The circumcenter is the intersection of the perpendicular bisectors (perpendiculars through the midpoints of each side). It is the center of the circumcircle.
Parameters:
| Name | Type | Default | Description |
|---|---|---|---|
p1 |
Point |
required | First vertex |
p2 |
Point |
required | Second vertex |
p3 |
Point |
required | Third vertex |
label |
str |
"" |
Display label (empty for hidden point) |
label_dir |
str |
"NE" |
Direction for label placement |
color |
str |
"black" |
Color for the point |
Returns: A Point at the circumcenter of the triangle.
Example¶
"""Circumcenter example - center of circumscribed circle."""
from geolet import autofigure, circumcenter, circumcircle, point, segment
@autofigure
def circumcenter_():
A = point(0, 0, "A", label_dir="SW")
B = point(5, 0, "B", label_dir="SE")
C = point(2, 4, "C", label_dir="N")
seg_AB = segment(A, B)
seg_BC = segment(B, C)
seg_CA = segment(C, A)
O = circumcenter(A, B, C, "O", color="red")
circ = circumcircle(A, B, C, color="blue", style="dashed")
incenter¶
def incenter(
p1: Point,
p2: Point,
p3: Point,
label: str = "",
*,
label_dir: str = "NE",
color: str = "black",
) -> Point
Create the incenter of a triangle.
The incenter is the intersection of the angle bisectors. It is the center of the incircle.
Parameters:
| Name | Type | Default | Description |
|---|---|---|---|
p1 |
Point |
required | First vertex |
p2 |
Point |
required | Second vertex |
p3 |
Point |
required | Third vertex |
label |
str |
"" |
Display label (empty for hidden point) |
label_dir |
str |
"NE" |
Direction for label placement |
color |
str |
"black" |
Color for the point |
Returns: A Point at the incenter of the triangle.
Example¶
"""Incenter example - intersection of angle bisectors."""

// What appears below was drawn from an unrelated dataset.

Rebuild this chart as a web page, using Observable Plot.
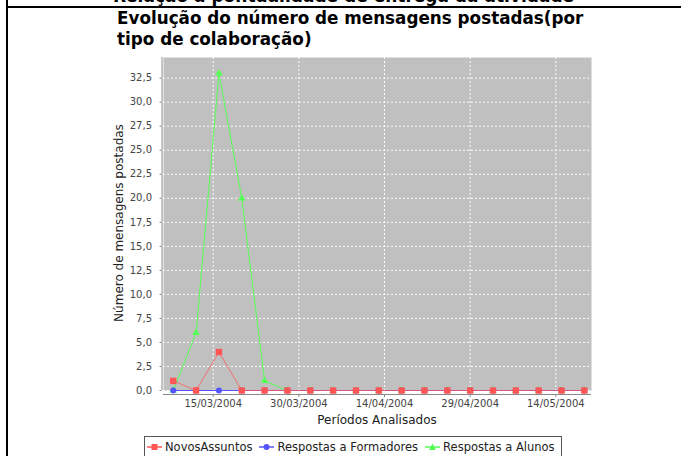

from geolet import autofigure, incenter, incircle, point, segment
@autofigure
def incenter_():
A = point(1, 4, "A", label_dir="N")
B = point(0, 0, "B", label_dir="SW")
C = point(5, 0, "C", label_dir="SE")
seg_AB = segment(A, B)
seg_BC = segment(B, C)
seg_CA = segment(C, A)
circ = incircle(A, B, C, color="blue")
I = incenter(A, B, C, "I", color="red")